ECLI:NL:CRVB:2020:2713
Centrale Raad van Beroep
- Hoger beroep
- Rechtspraak.nl
Weigering WIA-uitkering na zorgvuldig verzekeringsgeneeskundig onderzoek en geschiktheid van functies
In deze zaak heeft de Centrale Raad van Beroep op 4 november 2020 uitspraak gedaan in het hoger beroep van appellant tegen de weigering van zijn WIA-uitkering door het Uitvoeringsinstituut werknemersverzekeringen (Uwv). Appellant, die eerder als vrachtwagenchauffeur werkte, is sinds 2013 uitgevallen met maag- en psychische klachten. Het Uwv heeft in 2015 en 2018 vastgesteld dat appellant minder dan 35% arbeidsongeschikt is, wat leidde tot de weigering van de WIA-uitkering.
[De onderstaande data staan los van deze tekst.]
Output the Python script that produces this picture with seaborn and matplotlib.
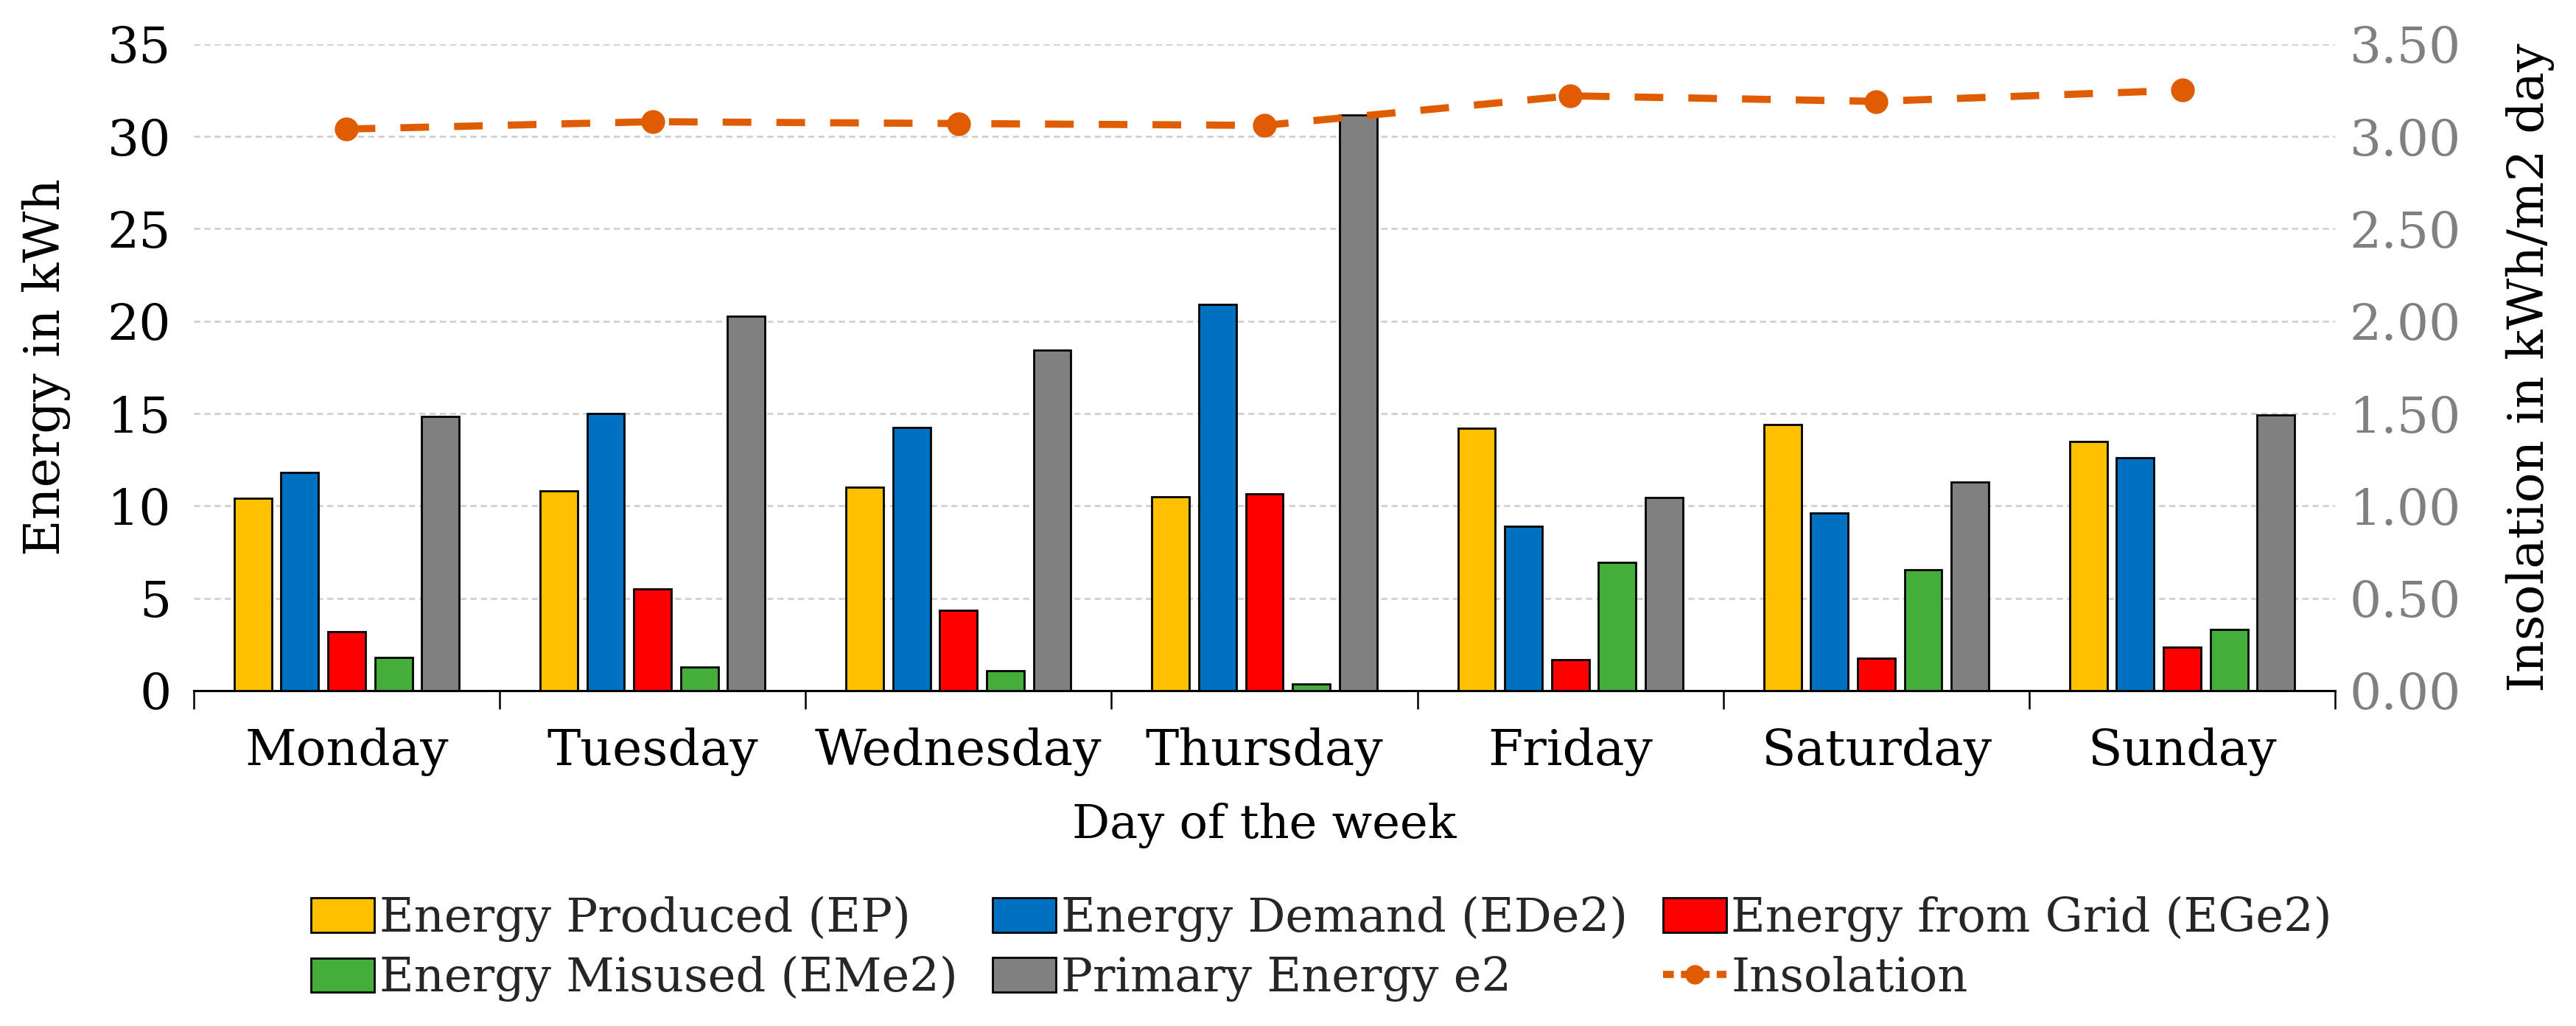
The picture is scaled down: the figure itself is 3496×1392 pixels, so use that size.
import matplotlib
matplotlib.use("Agg")
import matplotlib.pyplot as plt
import seaborn as sns
import pandas as pd
import numpy as np
from matplotlib.ticker import FixedLocator, FormatStrFormatter, MultipleLocator
from matplotlib.lines import Line2D

days = ["Monday", "Tuesday", "Wednesday", "Thursday", "Friday", "Saturday", "Sunday"]
energy_produced = [10.4, 10.8, 11.0, 10.5, 14.2, 14.4, 13.5]
energy_demand = [11.8, 15.0, 14.25, 20.9, 8.9, 9.6, 12.6]
energy_grid = [3.2, 5.5, 4.35, 10.65, 1.65, 1.75, 2.35]
energy_misused = [1.8, 1.27, 1.08, 0.35, 6.95, 6.55, 3.3]
primary_energy = [14.85, 20.25, 18.45, 31.15, 10.45, 11.3, 14.9]
insolation = [3.04, 3.08, 3.07, 3.06, 3.22, 3.19, 3.25]

series_names = ["Energy Produced (EP)", "Energy Demand (EDe2)", "Energy from Grid (EGe2)",
                "Energy Misused (EMe2)", "Primary Energy e2"]
series_values = [energy_produced, energy_demand, energy_grid, energy_misused, primary_energy]
colors = ["#FFC000", "#0070C0", "#FF0000", "#45AF3C", "#808080"]
line_color = "#E05C00"

rows = []
for name, vals in zip(series_names, series_values):
    for d, v in zip(days, vals):
        rows.append({"day": d, "series": name, "value": v})
df = pd.DataFrame(rows)
df_ins = pd.DataFrame({"day": days, "ins": insolation})

sns.set_theme(style="white")
plt.rcParams["font.family"] = ["DejaVu Serif"]
FS = 49
FS_LAB = 46

fig = plt.figure(figsize=(34.96, 13.92), dpi=100)
ax = fig.add_axes([0.0752, 0.327, 0.8313, 0.630])

sns.barplot(data=df, x="day", y="value", hue="series", hue_order=series_names, order=days,
            palette=colors, width=0.766, gap=0.2, edgecolor="black", linewidth=2.0,
            saturation=1.0, errorbar=None, ax=ax, legend=False, zorder=3)

ax.set_ylim(0, 35)
ax.yaxis.set_major_locator(MultipleLocator(5))
ax.set_xlim(-0.5, len(days) - 0.5)
ax.grid(axis="y", color="#D0D0D0", linestyle=(0, (3, 2)), linewidth=2.0, zorder=0)
ax.grid(axis="x", visible=False)
for s in ["left", "right", "top"]:
    ax.spines[s].set_visible(False)
ax.spines["bottom"].set_color("black")
ax.spines["bottom"].set_linewidth(2.2)
ax.xaxis.set_minor_locator(FixedLocator(np.arange(-0.5, len(days), 1.0)))
ax.tick_params(axis="x", which="major", length=0, pad=36, labelsize=FS, colors="black")
ax.tick_params(axis="x", which="minor", length=18, width=1.8, color="black", direction="out", bottom=True)
ax.tick_params(axis="y", length=0, pad=22, labelsize=FS, colors="black")
ax.set_xlabel("Day of the week", fontsize=FS_LAB, labelpad=26, color="black")
ax.set_ylabel("Energy in kWh", fontsize=FS, labelpad=36, color="black")

ax2 = ax.twinx()
sns.pointplot(data=df_ins, x="day", y="ins", order=days, color=line_color, markers="o",
              linestyles=(0, (4, 3.5)), markersize=18, linewidth=7, errorbar=None, ax=ax2, zorder=5)
ax2.set_xlim(-0.5, len(days) - 0.5)
ax2.set_ylim(0, 3.5)
ax2.yaxis.set_major_locator(MultipleLocator(0.5))
ax2.yaxis.set_major_formatter(FormatStrFormatter("%.2f"))
ax2.grid(False)
for s in ["left", "right", "top", "bottom"]:
    ax2.spines[s].set_visible(False)
ax2.tick_params(axis="y", length=0, pad=14, labelsize=FS, colors="#808080")
ax2.set_ylabel("Insolation in kWh/m2 day", fontsize=FS, labelpad=44, color="black")

handles = [plt.Rectangle((0, 0), 1, 1, facecolor=c, edgecolor="black", linewidth=2.0) for c in colors]
line_handle = Line2D([0], [0], color=line_color, linestyle=(0, (1.5, 1)), linewidth=7,
                     marker="o", markersize=18)
leg_handles = [handles[0], handles[3], handles[1], handles[4], handles[2], line_handle]
leg_labels = [series_names[0], series_names[3], series_names[1], series_names[4], series_names[2], "Insolation"]
fig.legend(leg_handles, leg_labels, loc="upper center", bbox_to_anchor=(0.513, 0.15), ncol=3,
           frameon=False, fontsize=FS_LAB, handlelength=1.35, handleheight=0.75, handletextpad=0.1,
           columnspacing=0.75, labelspacing=0.3, borderpad=0)

fig.savefig("out.png", dpi=100)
Appellant heeft in hoger beroep aangevoerd dat het medisch onderzoek onzorgvuldig is uitgevoerd en dat zijn klachten onvoldoende zijn erkend. Hij heeft gesteld dat hij lijdt aan ernstige psychische klachten, maar het Uwv en de rechtbank hebben geconcludeerd dat het medisch onderzoek zorgvuldig is uitgevoerd en dat de geselecteerde functies voor appellant geschikt zijn. De rechtbank heeft de eerdere besluiten van het Uwv bevestigd, waarbij is vastgesteld dat appellant in staat is om bepaalde functies te vervullen, ondanks zijn klachten. De Centrale Raad van Beroep heeft de uitspraak van de rechtbank bevestigd, omdat er geen nieuwe medische gegevens zijn ingediend die de eerdere conclusies zouden kunnen ondermijnen. De Raad heeft geoordeeld dat het Uwv voldoende heeft gemotiveerd dat de aan de berekening van het arbeidsongeschiktheidspercentage ten grondslag gelegde functies in medisch opzicht voor appellant geschikt zijn. De uitspraak is gedaan door I.M.J. Hilhorst-Hagen, in tegenwoordigheid van M. Géron als griffier.